[start of DATA BLOCK]
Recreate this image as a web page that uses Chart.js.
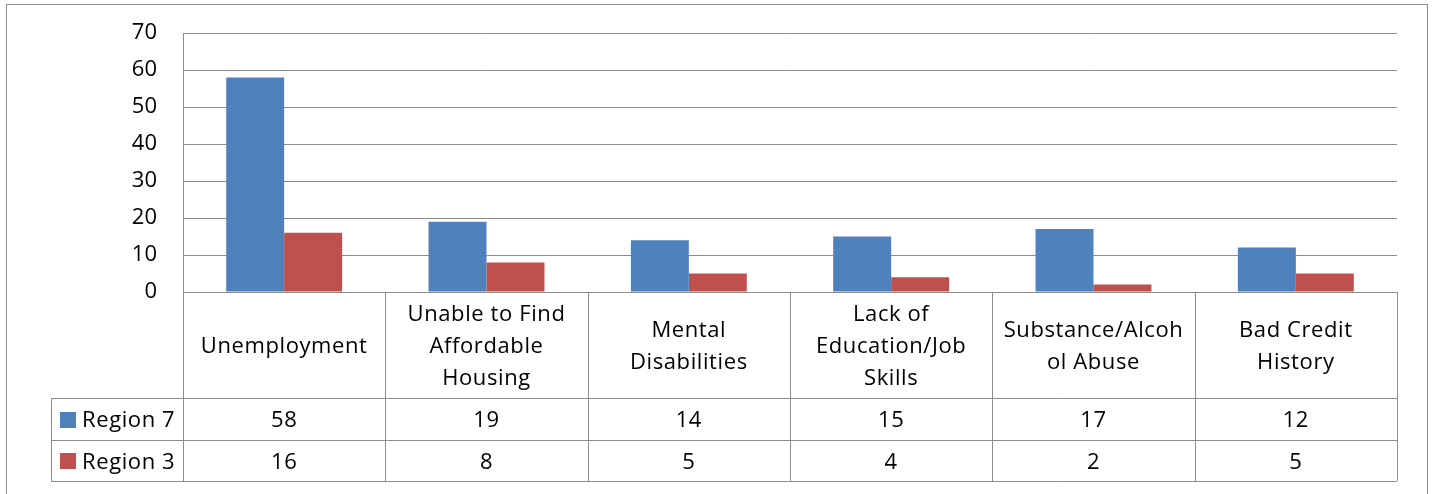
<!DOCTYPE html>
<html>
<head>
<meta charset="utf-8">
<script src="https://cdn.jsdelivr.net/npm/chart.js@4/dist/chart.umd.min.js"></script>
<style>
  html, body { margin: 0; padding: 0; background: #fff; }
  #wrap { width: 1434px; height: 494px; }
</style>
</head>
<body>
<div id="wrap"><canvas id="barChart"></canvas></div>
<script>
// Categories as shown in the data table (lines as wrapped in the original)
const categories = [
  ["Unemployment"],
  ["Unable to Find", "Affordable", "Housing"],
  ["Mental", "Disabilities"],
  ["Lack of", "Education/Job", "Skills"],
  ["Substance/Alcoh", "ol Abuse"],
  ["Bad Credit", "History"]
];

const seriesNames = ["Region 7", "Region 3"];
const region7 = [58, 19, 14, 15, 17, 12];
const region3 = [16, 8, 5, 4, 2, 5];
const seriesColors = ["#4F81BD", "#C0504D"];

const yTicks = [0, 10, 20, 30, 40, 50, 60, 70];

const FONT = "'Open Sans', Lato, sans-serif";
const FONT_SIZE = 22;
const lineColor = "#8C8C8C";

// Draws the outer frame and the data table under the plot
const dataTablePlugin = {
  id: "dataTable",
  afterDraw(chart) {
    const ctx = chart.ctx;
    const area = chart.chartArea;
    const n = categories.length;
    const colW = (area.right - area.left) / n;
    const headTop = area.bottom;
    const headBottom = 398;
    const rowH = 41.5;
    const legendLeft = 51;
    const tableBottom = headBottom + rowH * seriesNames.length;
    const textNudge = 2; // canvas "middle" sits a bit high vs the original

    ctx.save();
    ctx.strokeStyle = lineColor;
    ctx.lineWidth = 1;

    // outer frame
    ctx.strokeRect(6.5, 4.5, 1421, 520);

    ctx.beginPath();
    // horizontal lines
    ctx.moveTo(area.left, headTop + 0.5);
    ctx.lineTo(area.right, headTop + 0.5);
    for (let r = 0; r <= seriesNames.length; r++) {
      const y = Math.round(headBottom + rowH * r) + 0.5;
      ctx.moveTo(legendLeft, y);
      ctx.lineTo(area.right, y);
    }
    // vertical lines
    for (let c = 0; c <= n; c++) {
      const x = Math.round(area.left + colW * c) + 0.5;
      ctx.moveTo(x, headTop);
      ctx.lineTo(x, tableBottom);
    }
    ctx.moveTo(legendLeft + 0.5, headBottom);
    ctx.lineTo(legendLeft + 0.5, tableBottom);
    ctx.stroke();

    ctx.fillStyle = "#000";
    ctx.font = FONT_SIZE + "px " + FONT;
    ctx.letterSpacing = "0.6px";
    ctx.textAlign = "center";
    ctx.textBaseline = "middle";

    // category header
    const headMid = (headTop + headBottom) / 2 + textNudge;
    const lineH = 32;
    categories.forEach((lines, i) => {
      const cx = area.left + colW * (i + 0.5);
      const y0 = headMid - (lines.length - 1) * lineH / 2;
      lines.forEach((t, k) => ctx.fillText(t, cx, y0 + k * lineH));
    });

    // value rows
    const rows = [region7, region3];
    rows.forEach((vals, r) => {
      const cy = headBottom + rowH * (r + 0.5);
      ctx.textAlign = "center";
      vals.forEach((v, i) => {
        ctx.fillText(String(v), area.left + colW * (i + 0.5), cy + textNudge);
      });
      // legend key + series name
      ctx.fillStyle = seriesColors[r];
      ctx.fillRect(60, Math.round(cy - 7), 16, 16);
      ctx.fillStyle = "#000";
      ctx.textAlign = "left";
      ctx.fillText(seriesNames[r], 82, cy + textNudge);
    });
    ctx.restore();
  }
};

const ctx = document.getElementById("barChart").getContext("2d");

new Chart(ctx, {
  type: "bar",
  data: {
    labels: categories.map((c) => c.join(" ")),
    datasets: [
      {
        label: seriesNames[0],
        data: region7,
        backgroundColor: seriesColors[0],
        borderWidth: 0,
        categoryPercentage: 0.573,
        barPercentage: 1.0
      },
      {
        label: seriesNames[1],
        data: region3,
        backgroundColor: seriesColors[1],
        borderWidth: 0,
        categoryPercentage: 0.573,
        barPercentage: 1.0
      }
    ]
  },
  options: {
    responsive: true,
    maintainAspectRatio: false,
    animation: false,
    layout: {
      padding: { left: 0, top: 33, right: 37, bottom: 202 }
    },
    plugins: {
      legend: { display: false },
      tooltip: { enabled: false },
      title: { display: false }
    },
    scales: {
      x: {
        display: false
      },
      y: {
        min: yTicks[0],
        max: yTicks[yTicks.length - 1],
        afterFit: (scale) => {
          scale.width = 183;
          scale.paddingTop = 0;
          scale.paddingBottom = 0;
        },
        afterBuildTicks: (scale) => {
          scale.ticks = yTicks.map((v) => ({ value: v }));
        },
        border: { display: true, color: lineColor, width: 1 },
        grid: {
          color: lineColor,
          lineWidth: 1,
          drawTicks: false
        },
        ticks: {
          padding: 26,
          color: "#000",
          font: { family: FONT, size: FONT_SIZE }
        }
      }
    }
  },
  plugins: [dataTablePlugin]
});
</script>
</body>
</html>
[end of DATA BLOCK]
▶ _WORK TO COMPLETE_
Copy out every line of the material above exactly, skipping the pictures.

▶ _THE RESULT_
Recreate this image as a web page that uses Chart.js.
<!DOCTYPE html>
<html>
<head>
<meta charset="utf-8">
<script src="https://cdn.jsdelivr.net/npm/chart.js@4/dist/chart.umd.min.js"></script>
<style>
  html, body { margin: 0; padding: 0; background: #fff; }
  #wrap { width: 1434px; height: 494px; }
</style>
</head>
<body>
<div id="wrap"><canvas id="barChart"></canvas></div>
<script>
// Categories as shown in the data table (lines as wrapped in the original)
const categories = [
  ["Unemployment"],
  ["Unable to Find", "Affordable", "Housing"],
  ["Mental", "Disabilities"],
  ["Lack of", "Education/Job", "Skills"],
  ["Substance/Alcoh", "ol Abuse"],
  ["Bad Credit", "History"]
];

const seriesNames = ["Region 7", "Region 3"];
const region7 = [58, 19, 14, 15, 17, 12];
const region3 = [16, 8, 5, 4, 2, 5];
const seriesColors = ["#4F81BD", "#C0504D"];

const yTicks = [0, 10, 20, 30, 40, 50, 60, 70];

const FONT = "'Open Sans', Lato, sans-serif";
const FONT_SIZE = 22;
const lineColor = "#8C8C8C";

// Draws the outer frame and the data table under the plot
const dataTablePlugin = {
  id: "dataTable",
  afterDraw(chart) {
    const ctx = chart.ctx;
    const area = chart.chartArea;
    const n = categories.length;
    const colW = (area.right - area.left) / n;
    const headTop = area.bottom;
    const headBottom = 398;
    const rowH = 41.5;
    const legendLeft = 51;
    const tableBottom = headBottom + rowH * seriesNames.length;
    const textNudge = 2; // canvas "middle" sits a bit high vs the original

    ctx.save();
    ctx.strokeStyle = lineColor;
    ctx.lineWidth = 1;

    // outer frame
    ctx.strokeRect(6.5, 4.5, 1421, 520);

    ctx.beginPath();
    // horizontal lines
    ctx.moveTo(area.left, headTop + 0.5);
    ctx.lineTo(area.right, headTop + 0.5);
    for (let r = 0; r <= seriesNames.length; r++) {
      const y = Math.round(headBottom + rowH * r) + 0.5;
      ctx.moveTo(legendLeft, y);
      ctx.lineTo(area.right, y);
    }
    // vertical lines
    for (let c = 0; c <= n; c++) {
      const x = Math.round(area.left + colW * c) + 0.5;
      ctx.moveTo(x, headTop);
      ctx.lineTo(x, tableBottom);
    }
    ctx.moveTo(legendLeft + 0.5, headBottom);
    ctx.lineTo(legendLeft + 0.5, tableBottom);
    ctx.stroke();

    ctx.fillStyle = "#000";
    ctx.font = FONT_SIZE + "px " + FONT;
    ctx.letterSpacing = "0.6px";
    ctx.textAlign = "center";
    ctx.textBaseline = "middle";

    // category header
    const headMid = (headTop + headBottom) / 2 + textNudge;
    const lineH = 32;
    categories.forEach((lines, i) => {
      const cx = area.left + colW * (i + 0.5);
      const y0 = headMid - (lines.length - 1) * lineH / 2;
      lines.forEach((t, k) => ctx.fillText(t, cx, y0 + k * lineH));
    });

    // value rows
    const rows = [region7, region3];
    rows.forEach((vals, r) => {
      const cy = headBottom + rowH * (r + 0.5);
      ctx.textAlign = "center";
      vals.forEach((v, i) => {
        ctx.fillText(String(v), area.left + colW * (i + 0.5), cy + textNudge);
      });
      // legend key + series name
      ctx.fillStyle = seriesColors[r];
      ctx.fillRect(60, Math.round(cy - 7), 16, 16);
      ctx.fillStyle = "#000";
      ctx.textAlign = "left";
      ctx.fillText(seriesNames[r], 82, cy + textNudge);
    });
    ctx.restore();
  }
};

const ctx = document.getElementById("barChart").getContext("2d");

new Chart(ctx, {
  type: "bar",
  data: {
    labels: categories.map((c) => c.join(" ")),
    datasets: [
      {
        label: seriesNames[0],
        data: region7,
        backgroundColor: seriesColors[0],
        borderWidth: 0,
        categoryPercentage: 0.573,
        barPercentage: 1.0
      },
      {
        label: seriesNames[1],
        data: region3,
        backgroundColor: seriesColors[1],
        borderWidth: 0,
        categoryPercentage: 0.573,
        barPercentage: 1.0
      }
    ]
  },
  options: {
    responsive: true,
    maintainAspectRatio: false,
    animation: false,
    layout: {
      padding: { left: 0, top: 33, right: 37, bottom: 202 }
    },
    plugins: {
      legend: { display: false },
      tooltip: { enabled: false },
      title: { display: false }
    },
    scales: {
      x: {
        display: false
      },
      y: {
        min: yTicks[0],
        max: yTicks[yTicks.length - 1],
        afterFit: (scale) => {
          scale.width = 183;
          scale.paddingTop = 0;
          scale.paddingBottom = 0;
        },
        afterBuildTicks: (scale) => {
          scale.ticks = yTicks.map((v) => ({ value: v }));
        },
        border: { display: true, color: lineColor, width: 1 },
        grid: {
          color: lineColor,
          lineWidth: 1,
          drawTicks: false
        },
        ticks: {
          padding: 26,
          color: "#000",
          font: { family: FONT, size: FONT_SIZE }
        }
      }
    }
  },
  plugins: [dataTablePlugin]
});
</script>
</body>
</html>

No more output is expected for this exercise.